Figure scripts:

>> START

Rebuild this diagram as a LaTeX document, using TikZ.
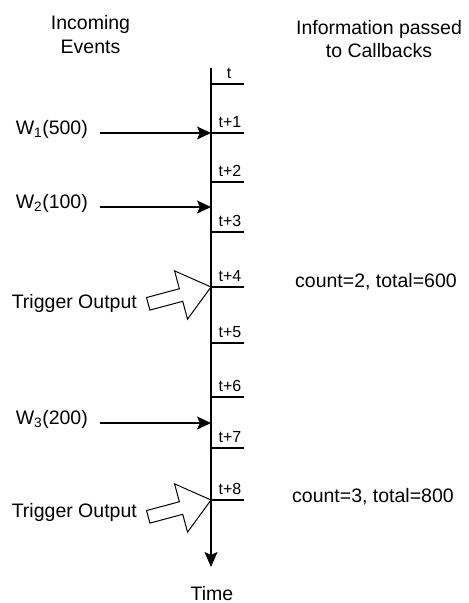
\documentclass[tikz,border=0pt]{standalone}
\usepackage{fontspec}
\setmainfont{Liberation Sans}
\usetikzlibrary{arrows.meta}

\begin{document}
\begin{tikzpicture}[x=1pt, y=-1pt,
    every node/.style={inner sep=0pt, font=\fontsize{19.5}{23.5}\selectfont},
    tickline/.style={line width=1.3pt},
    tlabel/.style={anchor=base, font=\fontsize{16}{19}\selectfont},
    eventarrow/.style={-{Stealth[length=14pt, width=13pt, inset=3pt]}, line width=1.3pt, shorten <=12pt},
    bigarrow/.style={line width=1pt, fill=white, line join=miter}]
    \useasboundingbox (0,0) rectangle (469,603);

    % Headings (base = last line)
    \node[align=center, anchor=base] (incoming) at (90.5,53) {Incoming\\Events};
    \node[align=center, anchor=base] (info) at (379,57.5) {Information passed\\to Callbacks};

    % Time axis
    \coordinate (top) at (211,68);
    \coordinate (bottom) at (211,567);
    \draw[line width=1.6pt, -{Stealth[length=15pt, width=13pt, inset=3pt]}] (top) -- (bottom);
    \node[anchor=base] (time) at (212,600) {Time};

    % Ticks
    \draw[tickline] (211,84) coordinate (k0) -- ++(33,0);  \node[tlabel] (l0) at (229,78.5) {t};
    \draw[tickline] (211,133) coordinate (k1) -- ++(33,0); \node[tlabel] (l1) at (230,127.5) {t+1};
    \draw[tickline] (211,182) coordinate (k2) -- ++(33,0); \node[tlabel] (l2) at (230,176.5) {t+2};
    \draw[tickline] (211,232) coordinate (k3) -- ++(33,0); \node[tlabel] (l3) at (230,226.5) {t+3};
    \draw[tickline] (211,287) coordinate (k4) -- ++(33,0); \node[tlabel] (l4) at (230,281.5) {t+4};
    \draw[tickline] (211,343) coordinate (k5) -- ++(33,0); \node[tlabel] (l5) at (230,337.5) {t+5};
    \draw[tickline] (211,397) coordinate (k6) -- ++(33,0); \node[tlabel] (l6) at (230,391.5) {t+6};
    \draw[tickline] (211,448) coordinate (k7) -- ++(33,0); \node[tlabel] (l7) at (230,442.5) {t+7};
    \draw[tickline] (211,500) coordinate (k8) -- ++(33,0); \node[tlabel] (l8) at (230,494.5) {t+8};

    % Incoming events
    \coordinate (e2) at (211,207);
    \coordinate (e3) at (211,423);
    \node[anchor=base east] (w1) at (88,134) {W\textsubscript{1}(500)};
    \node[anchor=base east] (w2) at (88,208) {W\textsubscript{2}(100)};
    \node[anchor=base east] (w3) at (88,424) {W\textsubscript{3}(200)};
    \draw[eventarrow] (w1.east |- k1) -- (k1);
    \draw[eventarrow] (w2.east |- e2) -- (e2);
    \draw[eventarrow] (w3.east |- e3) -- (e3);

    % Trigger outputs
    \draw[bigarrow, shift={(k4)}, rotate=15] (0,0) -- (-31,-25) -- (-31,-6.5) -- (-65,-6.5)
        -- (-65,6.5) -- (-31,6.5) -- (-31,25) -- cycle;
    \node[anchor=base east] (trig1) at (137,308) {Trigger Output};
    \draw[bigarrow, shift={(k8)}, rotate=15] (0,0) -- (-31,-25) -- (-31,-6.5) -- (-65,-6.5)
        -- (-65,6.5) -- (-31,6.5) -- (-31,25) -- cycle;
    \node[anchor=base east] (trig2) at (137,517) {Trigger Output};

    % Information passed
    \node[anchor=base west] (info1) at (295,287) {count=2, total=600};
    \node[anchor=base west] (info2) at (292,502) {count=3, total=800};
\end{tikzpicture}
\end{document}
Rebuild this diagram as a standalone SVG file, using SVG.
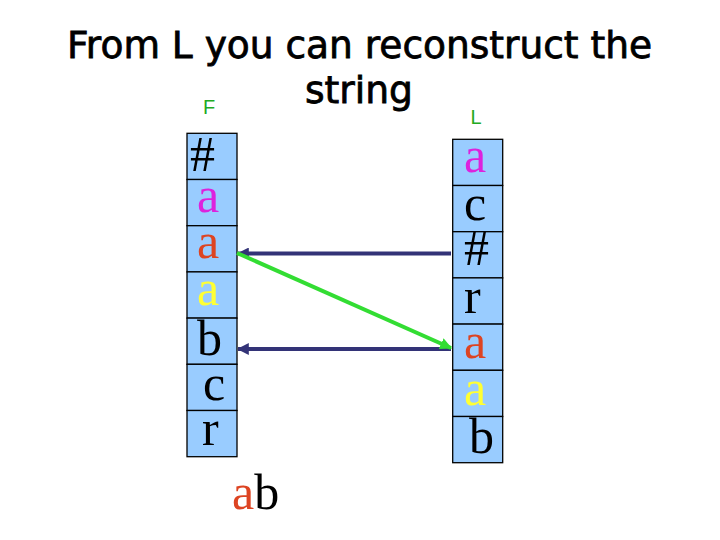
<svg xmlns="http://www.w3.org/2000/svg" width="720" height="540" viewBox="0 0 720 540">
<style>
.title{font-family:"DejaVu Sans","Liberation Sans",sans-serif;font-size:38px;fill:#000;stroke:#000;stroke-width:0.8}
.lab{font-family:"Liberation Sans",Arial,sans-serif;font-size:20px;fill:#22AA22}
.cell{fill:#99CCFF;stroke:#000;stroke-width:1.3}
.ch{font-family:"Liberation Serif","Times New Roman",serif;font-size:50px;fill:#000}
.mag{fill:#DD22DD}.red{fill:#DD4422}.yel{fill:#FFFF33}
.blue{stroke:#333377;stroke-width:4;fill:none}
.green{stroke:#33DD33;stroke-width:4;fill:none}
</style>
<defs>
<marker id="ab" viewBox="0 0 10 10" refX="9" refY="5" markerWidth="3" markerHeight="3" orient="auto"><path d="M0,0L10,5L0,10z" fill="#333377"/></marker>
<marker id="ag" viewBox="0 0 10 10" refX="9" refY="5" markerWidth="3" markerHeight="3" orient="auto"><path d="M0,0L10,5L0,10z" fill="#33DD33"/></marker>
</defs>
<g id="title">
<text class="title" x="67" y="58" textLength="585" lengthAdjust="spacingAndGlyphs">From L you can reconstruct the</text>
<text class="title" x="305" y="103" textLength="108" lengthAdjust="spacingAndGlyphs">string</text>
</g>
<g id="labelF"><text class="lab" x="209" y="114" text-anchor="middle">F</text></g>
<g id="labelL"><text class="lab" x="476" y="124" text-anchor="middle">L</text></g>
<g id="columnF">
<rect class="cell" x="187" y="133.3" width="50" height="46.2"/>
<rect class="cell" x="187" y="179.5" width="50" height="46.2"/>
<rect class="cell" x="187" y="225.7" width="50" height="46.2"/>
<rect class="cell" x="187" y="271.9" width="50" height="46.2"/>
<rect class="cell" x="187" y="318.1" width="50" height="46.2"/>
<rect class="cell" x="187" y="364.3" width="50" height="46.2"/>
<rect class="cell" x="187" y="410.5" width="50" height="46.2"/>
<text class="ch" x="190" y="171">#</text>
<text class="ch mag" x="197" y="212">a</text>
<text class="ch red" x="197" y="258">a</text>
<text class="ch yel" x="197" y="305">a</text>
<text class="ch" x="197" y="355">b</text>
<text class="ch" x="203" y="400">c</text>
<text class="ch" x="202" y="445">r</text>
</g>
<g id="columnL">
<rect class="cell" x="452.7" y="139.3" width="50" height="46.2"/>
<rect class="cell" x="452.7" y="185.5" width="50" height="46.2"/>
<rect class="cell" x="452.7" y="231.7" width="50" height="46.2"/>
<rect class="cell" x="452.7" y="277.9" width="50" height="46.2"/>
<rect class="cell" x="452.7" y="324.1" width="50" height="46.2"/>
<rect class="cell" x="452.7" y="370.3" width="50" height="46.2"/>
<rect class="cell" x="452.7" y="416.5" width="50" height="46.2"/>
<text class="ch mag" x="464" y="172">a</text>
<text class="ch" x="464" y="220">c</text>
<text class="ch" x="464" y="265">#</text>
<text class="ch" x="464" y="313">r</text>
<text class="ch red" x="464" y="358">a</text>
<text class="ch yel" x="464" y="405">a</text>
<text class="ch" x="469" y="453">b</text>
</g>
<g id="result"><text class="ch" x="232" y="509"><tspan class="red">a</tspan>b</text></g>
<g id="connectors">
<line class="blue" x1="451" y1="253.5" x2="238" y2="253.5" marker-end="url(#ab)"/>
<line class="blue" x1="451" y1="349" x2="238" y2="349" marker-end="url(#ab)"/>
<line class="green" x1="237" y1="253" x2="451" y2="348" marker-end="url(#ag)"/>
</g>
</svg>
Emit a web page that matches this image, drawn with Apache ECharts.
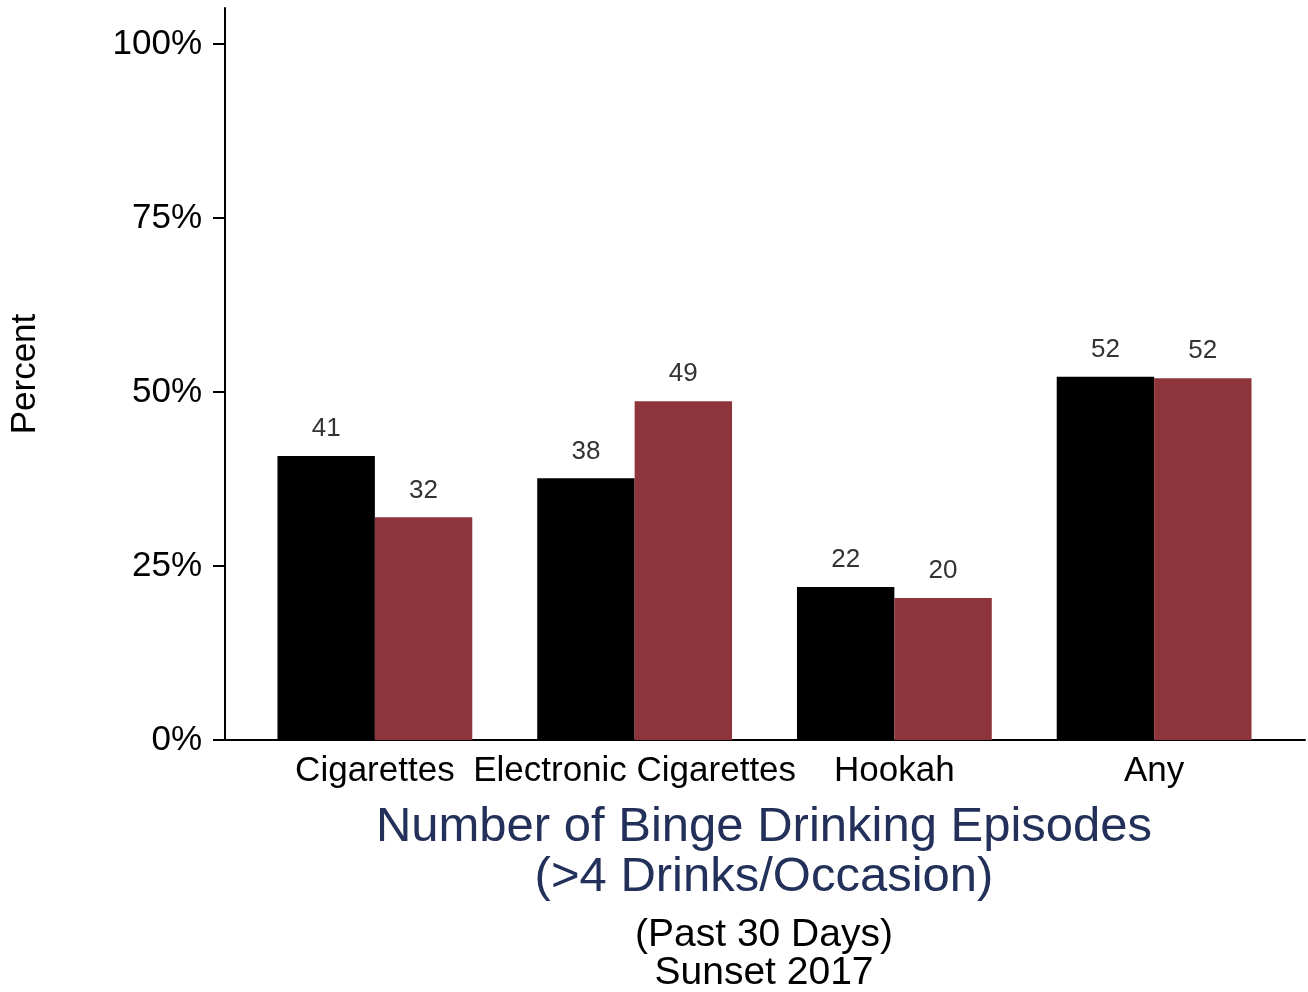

>> END

* [To be done]
The records above need to be restated word for word, with the pictures left out.

* [Final result]
Rebuild this diagram as a LaTeX document, using TikZ.
\documentclass[tikz,border=0pt]{standalone}
\usepackage{fontspec}
\setmainfont{Liberation Sans}
\usetikzlibrary{arrows.meta}

\begin{document}
\begin{tikzpicture}[x=1pt, y=-1pt,
    every node/.style={inner sep=0pt, font=\fontsize{19.5}{23.5}\selectfont},
    tickline/.style={line width=1.3pt},
    tlabel/.style={anchor=base, font=\fontsize{16}{19}\selectfont},
    eventarrow/.style={-{Stealth[length=14pt, width=13pt, inset=3pt]}, line width=1.3pt, shorten <=12pt},
    bigarrow/.style={line width=1pt, fill=white, line join=miter}]
    \useasboundingbox (0,0) rectangle (469,603);

    % Headings (base = last line)
    \node[align=center, anchor=base] (incoming) at (90.5,53) {Incoming\\Events};
    \node[align=center, anchor=base] (info) at (379,57.5) {Information passed\\to Callbacks};

    % Time axis
    \coordinate (top) at (211,68);
    \coordinate (bottom) at (211,567);
    \draw[line width=1.6pt, -{Stealth[length=15pt, width=13pt, inset=3pt]}] (top) -- (bottom);
    \node[anchor=base] (time) at (212,600) {Time};

    % Ticks
    \draw[tickline] (211,84) coordinate (k0) -- ++(33,0);  \node[tlabel] (l0) at (229,78.5) {t};
    \draw[tickline] (211,133) coordinate (k1) -- ++(33,0); \node[tlabel] (l1) at (230,127.5) {t+1};
    \draw[tickline] (211,182) coordinate (k2) -- ++(33,0); \node[tlabel] (l2) at (230,176.5) {t+2};
    \draw[tickline] (211,232) coordinate (k3) -- ++(33,0); \node[tlabel] (l3) at (230,226.5) {t+3};
    \draw[tickline] (211,287) coordinate (k4) -- ++(33,0); \node[tlabel] (l4) at (230,281.5) {t+4};
    \draw[tickline] (211,343) coordinate (k5) -- ++(33,0); \node[tlabel] (l5) at (230,337.5) {t+5};
    \draw[tickline] (211,397) coordinate (k6) -- ++(33,0); \node[tlabel] (l6) at (230,391.5) {t+6};
    \draw[tickline] (211,448) coordinate (k7) -- ++(33,0); \node[tlabel] (l7) at (230,442.5) {t+7};
    \draw[tickline] (211,500) coordinate (k8) -- ++(33,0); \node[tlabel] (l8) at (230,494.5) {t+8};

    % Incoming events
    \coordinate (e2) at (211,207);
    \coordinate (e3) at (211,423);
    \node[anchor=base east] (w1) at (88,134) {W\textsubscript{1}(500)};
    \node[anchor=base east] (w2) at (88,208) {W\textsubscript{2}(100)};
    \node[anchor=base east] (w3) at (88,424) {W\textsubscript{3}(200)};
    \draw[eventarrow] (w1.east |- k1) -- (k1);
    \draw[eventarrow] (w2.east |- e2) -- (e2);
    \draw[eventarrow] (w3.east |- e3) -- (e3);

    % Trigger outputs
    \draw[bigarrow, shift={(k4)}, rotate=15] (0,0) -- (-31,-25) -- (-31,-6.5) -- (-65,-6.5)
        -- (-65,6.5) -- (-31,6.5) -- (-31,25) -- cycle;
    \node[anchor=base east] (trig1) at (137,308) {Trigger Output};
    \draw[bigarrow, shift={(k8)}, rotate=15] (0,0) -- (-31,-25) -- (-31,-6.5) -- (-65,-6.5)
        -- (-65,6.5) -- (-31,6.5) -- (-31,25) -- cycle;
    \node[anchor=base east] (trig2) at (137,517) {Trigger Output};

    % Information passed
    \node[anchor=base west] (info1) at (295,287) {count=2, total=600};
    \node[anchor=base west] (info2) at (292,502) {count=3, total=800};
\end{tikzpicture}
\end{document}
Rebuild this diagram as a standalone SVG file, using SVG.
<svg xmlns="http://www.w3.org/2000/svg" width="720" height="540" viewBox="0 0 720 540">
<style>
.title{font-family:"DejaVu Sans","Liberation Sans",sans-serif;font-size:38px;fill:#000;stroke:#000;stroke-width:0.8}
.lab{font-family:"Liberation Sans",Arial,sans-serif;font-size:20px;fill:#22AA22}
.cell{fill:#99CCFF;stroke:#000;stroke-width:1.3}
.ch{font-family:"Liberation Serif","Times New Roman",serif;font-size:50px;fill:#000}
.mag{fill:#DD22DD}.red{fill:#DD4422}.yel{fill:#FFFF33}
.blue{stroke:#333377;stroke-width:4;fill:none}
.green{stroke:#33DD33;stroke-width:4;fill:none}
</style>
<defs>
<marker id="ab" viewBox="0 0 10 10" refX="9" refY="5" markerWidth="3" markerHeight="3" orient="auto"><path d="M0,0L10,5L0,10z" fill="#333377"/></marker>
<marker id="ag" viewBox="0 0 10 10" refX="9" refY="5" markerWidth="3" markerHeight="3" orient="auto"><path d="M0,0L10,5L0,10z" fill="#33DD33"/></marker>
</defs>
<g id="title">
<text class="title" x="67" y="58" textLength="585" lengthAdjust="spacingAndGlyphs">From L you can reconstruct the</text>
<text class="title" x="305" y="103" textLength="108" lengthAdjust="spacingAndGlyphs">string</text>
</g>
<g id="labelF"><text class="lab" x="209" y="114" text-anchor="middle">F</text></g>
<g id="labelL"><text class="lab" x="476" y="124" text-anchor="middle">L</text></g>
<g id="columnF">
<rect class="cell" x="187" y="133.3" width="50" height="46.2"/>
<rect class="cell" x="187" y="179.5" width="50" height="46.2"/>
<rect class="cell" x="187" y="225.7" width="50" height="46.2"/>
<rect class="cell" x="187" y="271.9" width="50" height="46.2"/>
<rect class="cell" x="187" y="318.1" width="50" height="46.2"/>
<rect class="cell" x="187" y="364.3" width="50" height="46.2"/>
<rect class="cell" x="187" y="410.5" width="50" height="46.2"/>
<text class="ch" x="190" y="171">#</text>
<text class="ch mag" x="197" y="212">a</text>
<text class="ch red" x="197" y="258">a</text>
<text class="ch yel" x="197" y="305">a</text>
<text class="ch" x="197" y="355">b</text>
<text class="ch" x="203" y="400">c</text>
<text class="ch" x="202" y="445">r</text>
</g>
<g id="columnL">
<rect class="cell" x="452.7" y="139.3" width="50" height="46.2"/>
<rect class="cell" x="452.7" y="185.5" width="50" height="46.2"/>
<rect class="cell" x="452.7" y="231.7" width="50" height="46.2"/>
<rect class="cell" x="452.7" y="277.9" width="50" height="46.2"/>
<rect class="cell" x="452.7" y="324.1" width="50" height="46.2"/>
<rect class="cell" x="452.7" y="370.3" width="50" height="46.2"/>
<rect class="cell" x="452.7" y="416.5" width="50" height="46.2"/>
<text class="ch mag" x="464" y="172">a</text>
<text class="ch" x="464" y="220">c</text>
<text class="ch" x="464" y="265">#</text>
<text class="ch" x="464" y="313">r</text>
<text class="ch red" x="464" y="358">a</text>
<text class="ch yel" x="464" y="405">a</text>
<text class="ch" x="469" y="453">b</text>
</g>
<g id="result"><text class="ch" x="232" y="509"><tspan class="red">a</tspan>b</text></g>
<g id="connectors">
<line class="blue" x1="451" y1="253.5" x2="238" y2="253.5" marker-end="url(#ab)"/>
<line class="blue" x1="451" y1="349" x2="238" y2="349" marker-end="url(#ab)"/>
<line class="green" x1="237" y1="253" x2="451" y2="348" marker-end="url(#ag)"/>
</g>
</svg>
Emit a web page that matches this image, drawn with Apache ECharts.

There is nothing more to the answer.